Reproduce nothing except the lines between the line with "Recreate this image" and the line with "(202,213) -- (438,213);", both ends included, and please leave out pictures.

--- BEGIN ---

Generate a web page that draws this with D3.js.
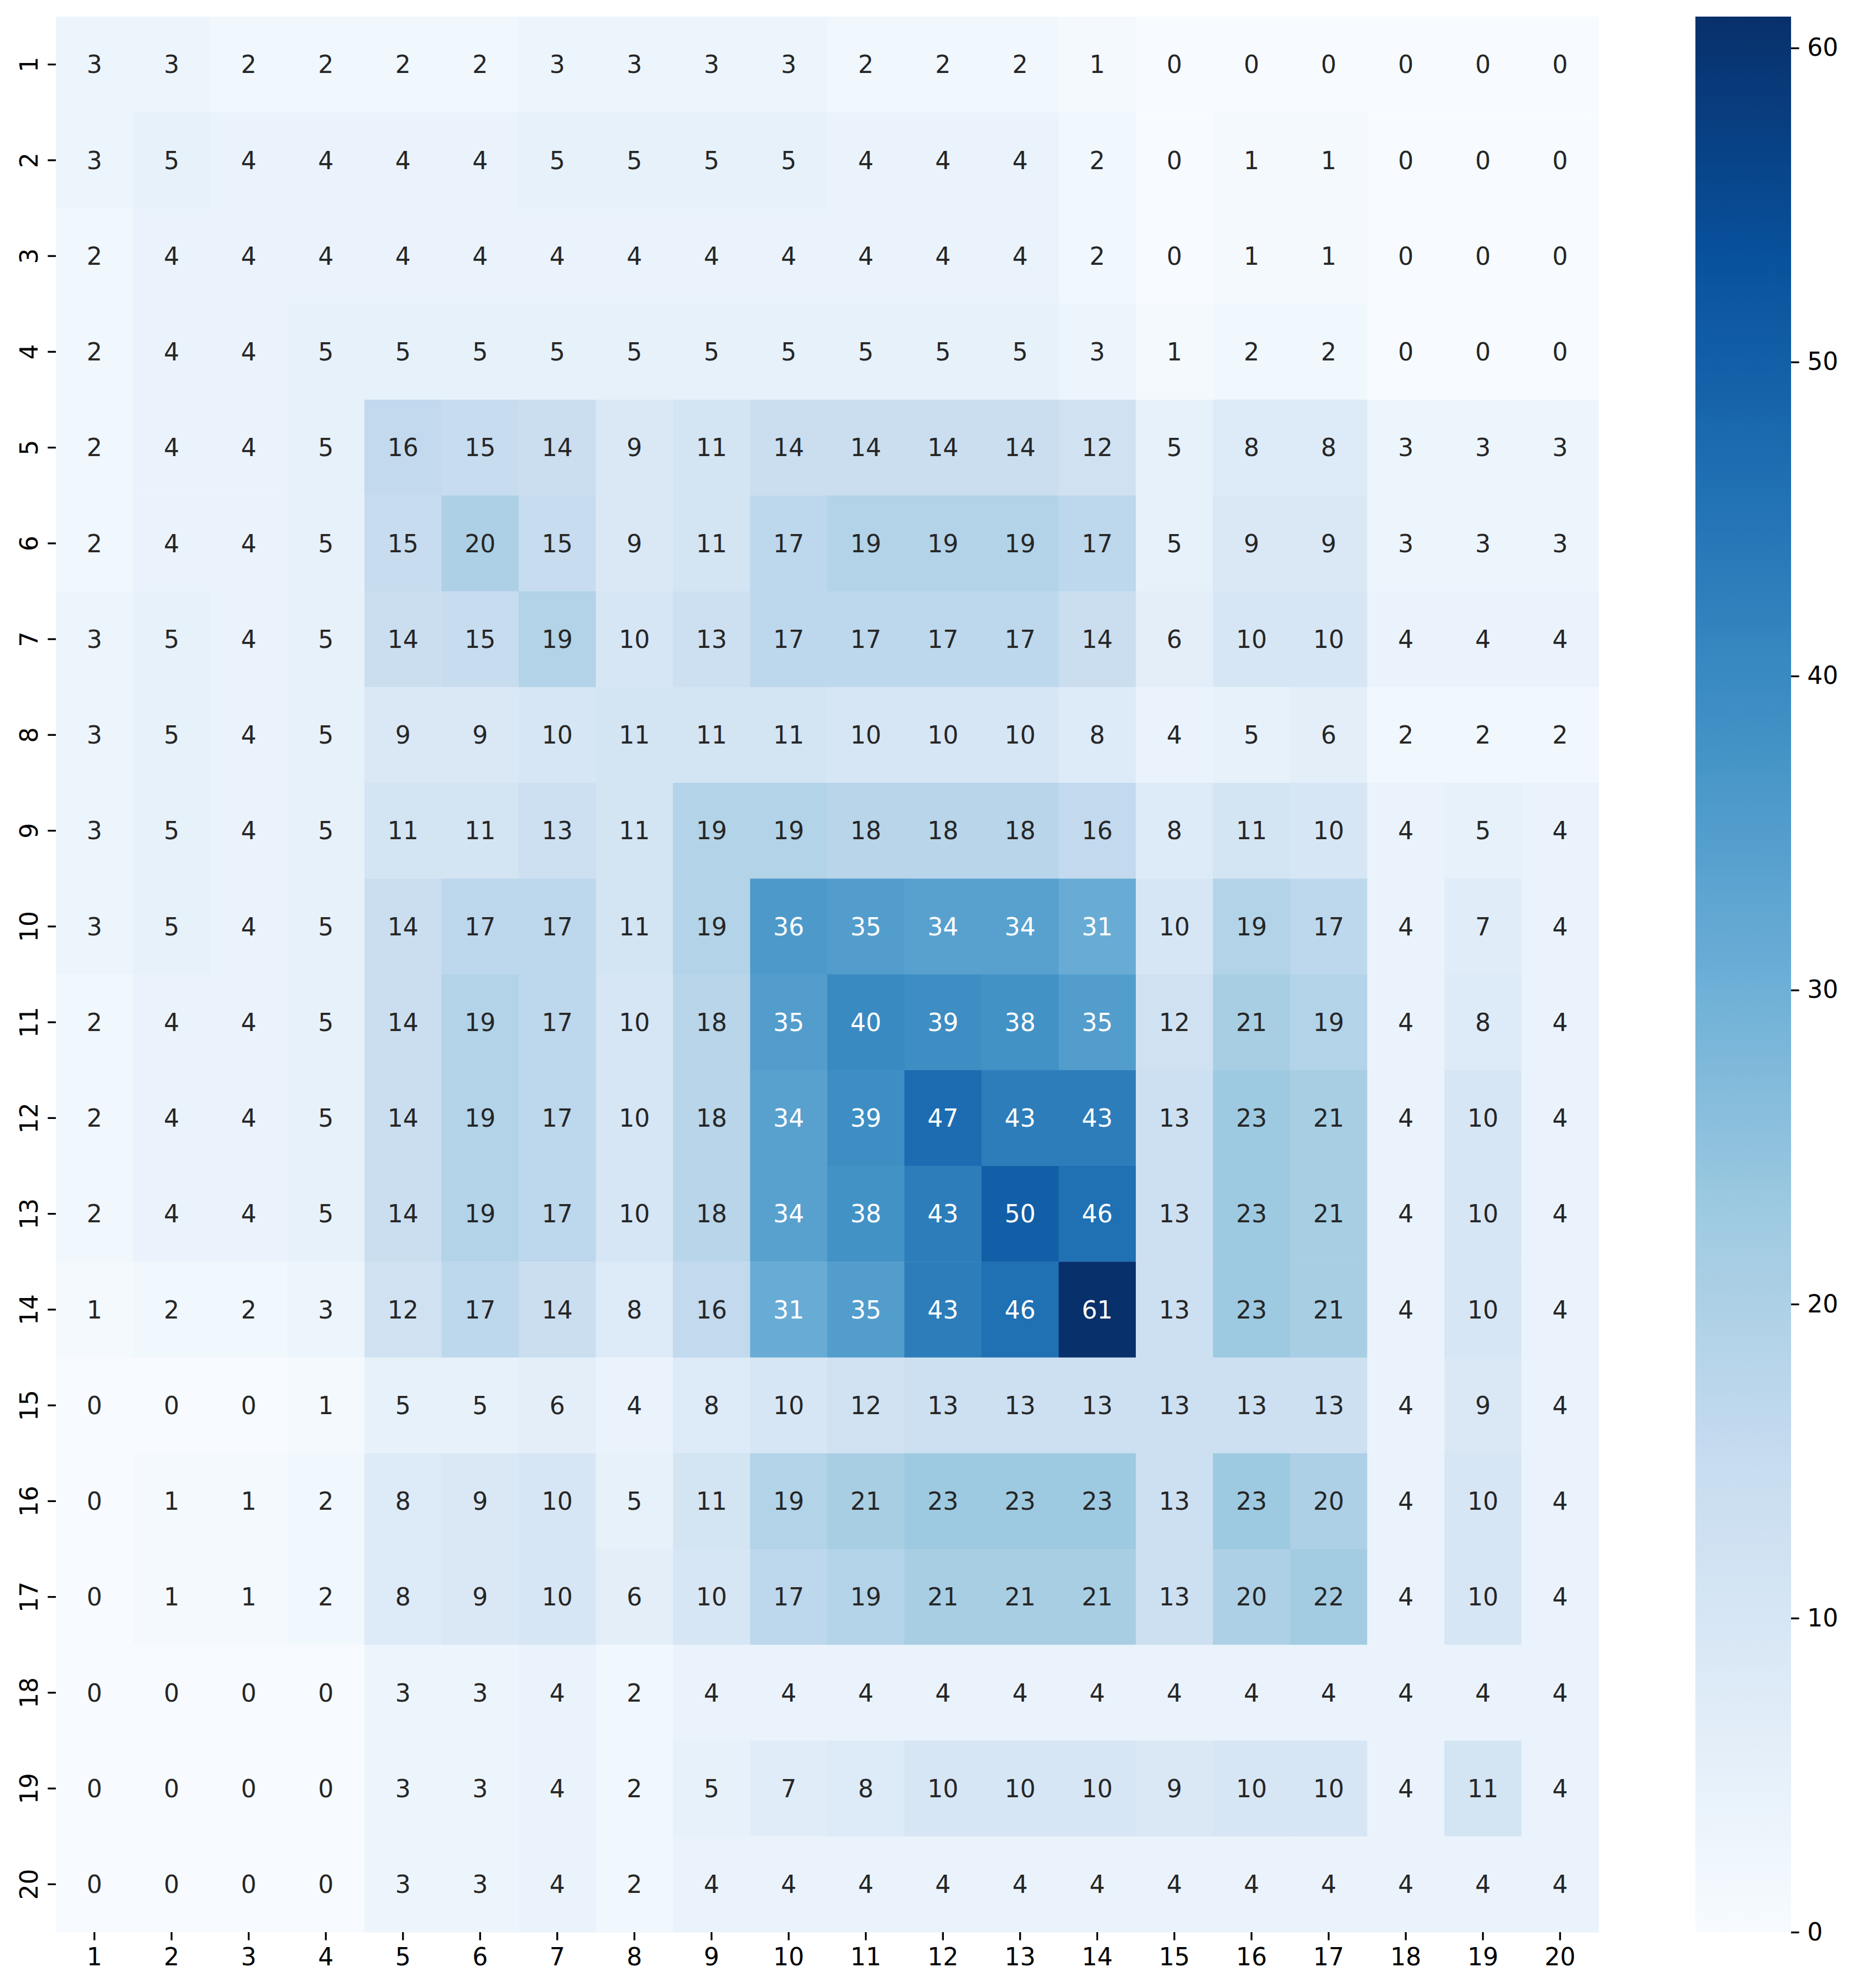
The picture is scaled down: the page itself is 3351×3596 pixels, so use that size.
<!DOCTYPE html>
<html>
<head>
<meta charset="utf-8">
<script src="https://cdn.jsdelivr.net/npm/d3@7"></script>
<style>
  body { margin: 0; background: #fff; }
  text { font-family: 'DejaVu Sans', sans-serif; }
</style>
</head>
<body>
<div id="root"></div>
<script>
// row / column labels
const rowLabels = d3.range(1, 21).map(String)
const colLabels = d3.range(1, 21).map(String)

// cell values, one array per row
const values = [
    [3, 3, 2, 2, 2, 2, 3, 3, 3, 3, 2, 2, 2, 1, 0, 0, 0, 0, 0, 0],
    [3, 5, 4, 4, 4, 4, 5, 5, 5, 5, 4, 4, 4, 2, 0, 1, 1, 0, 0, 0],
    [2, 4, 4, 4, 4, 4, 4, 4, 4, 4, 4, 4, 4, 2, 0, 1, 1, 0, 0, 0],
    [2, 4, 4, 5, 5, 5, 5, 5, 5, 5, 5, 5, 5, 3, 1, 2, 2, 0, 0, 0],
    [2, 4, 4, 5, 16, 15, 14, 9, 11, 14, 14, 14, 14, 12, 5, 8, 8, 3, 3, 3],
    [2, 4, 4, 5, 15, 20, 15, 9, 11, 17, 19, 19, 19, 17, 5, 9, 9, 3, 3, 3],
    [3, 5, 4, 5, 14, 15, 19, 10, 13, 17, 17, 17, 17, 14, 6, 10, 10, 4, 4, 4],
    [3, 5, 4, 5, 9, 9, 10, 11, 11, 11, 10, 10, 10, 8, 4, 5, 6, 2, 2, 2],
    [3, 5, 4, 5, 11, 11, 13, 11, 19, 19, 18, 18, 18, 16, 8, 11, 10, 4, 5, 4],
    [3, 5, 4, 5, 14, 17, 17, 11, 19, 36, 35, 34, 34, 31, 10, 19, 17, 4, 7, 4],
    [2, 4, 4, 5, 14, 19, 17, 10, 18, 35, 40, 39, 38, 35, 12, 21, 19, 4, 8, 4],
    [2, 4, 4, 5, 14, 19, 17, 10, 18, 34, 39, 47, 43, 43, 13, 23, 21, 4, 10, 4],
    [2, 4, 4, 5, 14, 19, 17, 10, 18, 34, 38, 43, 50, 46, 13, 23, 21, 4, 10, 4],
    [1, 2, 2, 3, 12, 17, 14, 8, 16, 31, 35, 43, 46, 61, 13, 23, 21, 4, 10, 4],
    [0, 0, 0, 1, 5, 5, 6, 4, 8, 10, 12, 13, 13, 13, 13, 13, 13, 4, 9, 4],
    [0, 1, 1, 2, 8, 9, 10, 5, 11, 19, 21, 23, 23, 23, 13, 23, 20, 4, 10, 4],
    [0, 1, 1, 2, 8, 9, 10, 6, 10, 17, 19, 21, 21, 21, 13, 20, 22, 4, 10, 4],
    [0, 0, 0, 0, 3, 3, 4, 2, 4, 4, 4, 4, 4, 4, 4, 4, 4, 4, 4, 4],
    [0, 0, 0, 0, 3, 3, 4, 2, 5, 7, 8, 10, 10, 10, 9, 10, 10, 4, 11, 4],
    [0, 0, 0, 0, 3, 3, 4, 2, 4, 4, 4, 4, 4, 4, 4, 4, 4, 4, 4, 4]
]

// colorbar ticks
const cbarTicks = [0, 10, 20, 30, 40, 50, 60]

// matplotlib "Blues" anchor colours
const bluesStops = ['#f7fbff', '#deebf7', '#c6dbef', '#9ecae1', '#6baed6',
                    '#4292c6', '#2171b5', '#08519c', '#08306b']

const W = 3351, H = 3596
const plotL = 101, plotR = 2891, plotT = 30, plotB = 3495
const cbLeft = 3066, cbRight = 3239
const fontSize = 44
const tickLen = 14.6, tickPad = 14.6

const vmin = 0
const vmax = d3.max(values.flat())

const color = d3.scaleLinear()
    .domain(bluesStops.map((c, i) => vmin + (vmax - vmin) * i / (bluesStops.length - 1)))
    .range(bluesStops)
    .interpolate(d3.interpolateRgb)
    .clamp(true)

// seaborn picks annotation colour from relative luminance
const luminance = c => {
    const rgb = d3.rgb(c)
    const lin = v => {
        v = v / 255
        return v <= 0.03928 ? v / 12.92 : Math.pow((v + 0.055) / 1.055, 2.4)
    }
    return 0.2126 * lin(rgb.r) + 0.7152 * lin(rgb.g) + 0.0722 * lin(rgb.b)
}

const x = d3.scaleBand().domain(colLabels).range([plotL, plotR])
const y = d3.scaleBand().domain(rowLabels).range([plotT, plotB])

const svg = d3.select('#root').append('svg')
    .attr('width', W)
    .attr('height', H)

const cells = []
values.forEach((row, i) => row.forEach((v, j) => cells.push({ r: rowLabels[i], c: colLabels[j], v })))

// heatmap cells
svg.append('g').selectAll('rect')
    .data(cells)
    .enter().append('rect')
    .attr('x', d => x(d.c))
    .attr('y', d => y(d.r))
    .attr('width', x.bandwidth() + 0.5)
    .attr('height', y.bandwidth() + 0.5)
    .attr('fill', d => color(d.v))

// annotations
svg.append('g').selectAll('text')
    .data(cells)
    .enter().append('text')
    .attr('x', d => x(d.c) + x.bandwidth() / 2)
    .attr('y', d => y(d.r) + y.bandwidth() / 2)
    .attr('text-anchor', 'middle')
    .attr('dy', '0.36em')
    .style('font-size', fontSize + 'px')
    .style('fill', d => luminance(color(d.v)) > 0.408 ? '#262626' : '#ffffff')
    .text(d => d.v)

// x axis
const xAxis = svg.append('g')
    .attr('transform', `translate(0,${plotB})`)
    .call(d3.axisBottom(x).tickSize(tickLen).tickPadding(tickPad))
xAxis.select('.domain').remove()
xAxis.selectAll('line').attr('stroke', '#000').attr('stroke-width', 3.3)
xAxis.selectAll('text')
    .attr('fill', '#000')
    .attr('dy', '0.71em')
    .style('font-size', fontSize + 'px')
    .style('font-family', "'DejaVu Sans', sans-serif")

// y axis, labels rotated
const yAxis = svg.append('g')
    .attr('transform', `translate(${plotL},0)`)
    .call(d3.axisLeft(y).tickSize(tickLen).tickPadding(tickPad))
yAxis.select('.domain').remove()
yAxis.selectAll('line').attr('stroke', '#000').attr('stroke-width', 3.3)
yAxis.selectAll('text')
    .attr('fill', '#000')
    .attr('x', null)
    .attr('dy', null)
    .attr('text-anchor', 'middle')
    .attr('transform', `translate(${-tickLen - tickPad - 4},0) rotate(-90)`)
    .style('font-size', fontSize + 'px')
    .style('font-family', "'DejaVu Sans', sans-serif")

// colorbar
const cb = d3.scaleLinear().domain([vmin, vmax]).range([plotB, plotT])

const grad = svg.append('defs').append('linearGradient')
    .attr('id', 'cbar')
    .attr('x1', 0).attr('y1', 1)
    .attr('x2', 0).attr('y2', 0)
grad.selectAll('stop')
    .data(d3.range(vmin, vmax + 0.001, 0.5))
    .enter().append('stop')
    .attr('offset', d => (d - vmin) / (vmax - vmin))
    .attr('stop-color', d => color(d))

svg.append('rect')
    .attr('x', cbLeft)
    .attr('y', plotT)
    .attr('width', cbRight - cbLeft)
    .attr('height', plotB - plotT)
    .attr('fill', 'url(#cbar)')

const cbAxis = svg.append('g')
    .attr('transform', `translate(${cbRight},0)`)
    .call(d3.axisRight(cb).tickValues(cbarTicks).tickSize(tickLen).tickPadding(tickPad))
cbAxis.select('.domain').remove()
cbAxis.selectAll('line').attr('stroke', '#000').attr('stroke-width', 3.3)
cbAxis.selectAll('text')
    .attr('fill', '#000')
    .style('font-size', fontSize + 'px')
    .style('font-family', "'DejaVu Sans', sans-serif")
</script>
</body>
</html>
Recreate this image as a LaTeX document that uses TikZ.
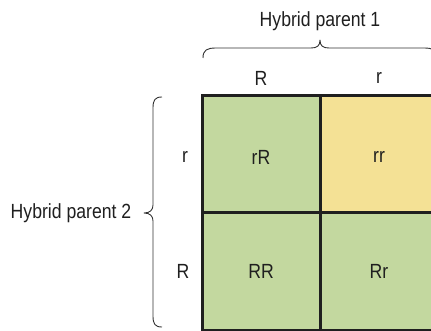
\documentclass[tikz,border=0pt]{standalone}
\usepackage{fontspec}
\setmainfont[FakeStretch=0.86]{Liberation Sans}
\begin{document}
\begin{tikzpicture}[x=1pt,y=-1pt,
  ink/.style={draw=black!88},
  cellgreen/.style={fill=gcell},
  cellyellow/.style={fill=ycell},
  lbl/.style={font=\fontsize{20.5}{22}\selectfont, text=black!88, inner sep=0pt},
  bracepath/.style={draw=black!80, line width=0.9pt, line join=round}]
\definecolor{gcell}{HTML}{C3D89F}
\definecolor{ycell}{HTML}{F4E195}
\useasboundingbox (0,0) rectangle (431,331);
\clip (0,0) rectangle (431,331);

% cells of the square
\fill[cellgreen] (202,96) rectangle (320,213);
\fill[cellyellow] (320,96) rectangle (438,213);
\fill[cellgreen] (202,213) rectangle (320,330);
\fill[cellgreen] (320,213) rectangle (438,330);
\draw[ink, line width=3pt] (202,96) rectangle (438,330);
\draw[ink, line width=3pt] (320,96) -- (320,330);
\draw[ink, line width=3pt] (202,213) -- (438,213);

% cell labels
\node[lbl] (rR) at (261,157) {rR};
\node[lbl] (rr) at (379,157) {rr};
\node[lbl] (RR) at (261,271) {RR};
\node[lbl] (Rr) at (379,271) {Rr};

% gametes of parent 1
\node[lbl] (p1R) at (261,78) {R};
\node[lbl] (p1r) at (379,78) {r};
% gametes of parent 2
\node[lbl] (p2r) at (185,157) {r};
\node[lbl] (p2R) at (183,271) {R};

% parent labels
\node[lbl] (par1) at (320,21) {Hybrid parent 1};
\node[lbl] (par2) at (71,213) {Hybrid parent 2};

% braces
\draw[bracepath] (203,58) .. controls (203,50) and (207,48) .. (216,48)
  -- (311,48) .. controls (317,48) and (320,46) .. (320,40)
  .. controls (320,46) and (323,48) .. (329,48)
  -- (424,48) .. controls (433,48) and (437,50) .. (437,58);
\draw[bracepath] (162,97) .. controls (155,97) and (153,100) .. (153,108)
  -- (153,205) .. controls (153,210) and (150,213) .. (144,213)
  .. controls (150,213) and (153,216) .. (153,221)
  -- (153,316) .. controls (153,324) and (155,327) .. (162,327);
\end{tikzpicture}
\end{document}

--- END ---

Task response
Recreate this image as a LaTeX document that uses TikZ.
\documentclass[tikz,border=0pt]{standalone}
\usepackage{fontspec}
\setmainfont[FakeStretch=0.86]{Liberation Sans}
\begin{document}
\begin{tikzpicture}[x=1pt,y=-1pt,
  ink/.style={draw=black!88},
  cellgreen/.style={fill=gcell},
  cellyellow/.style={fill=ycell},
  lbl/.style={font=\fontsize{20.5}{22}\selectfont, text=black!88, inner sep=0pt},
  bracepath/.style={draw=black!80, line width=0.9pt, line join=round}]
\definecolor{gcell}{HTML}{C3D89F}
\definecolor{ycell}{HTML}{F4E195}
\useasboundingbox (0,0) rectangle (431,331);
\clip (0,0) rectangle (431,331);

% cells of the square
\fill[cellgreen] (202,96) rectangle (320,213);
\fill[cellyellow] (320,96) rectangle (438,213);
\fill[cellgreen] (202,213) rectangle (320,330);
\fill[cellgreen] (320,213) rectangle (438,330);
\draw[ink, line width=3pt] (202,96) rectangle (438,330);
\draw[ink, line width=3pt] (320,96) -- (320,330);
\draw[ink, line width=3pt] (202,213) -- (438,213);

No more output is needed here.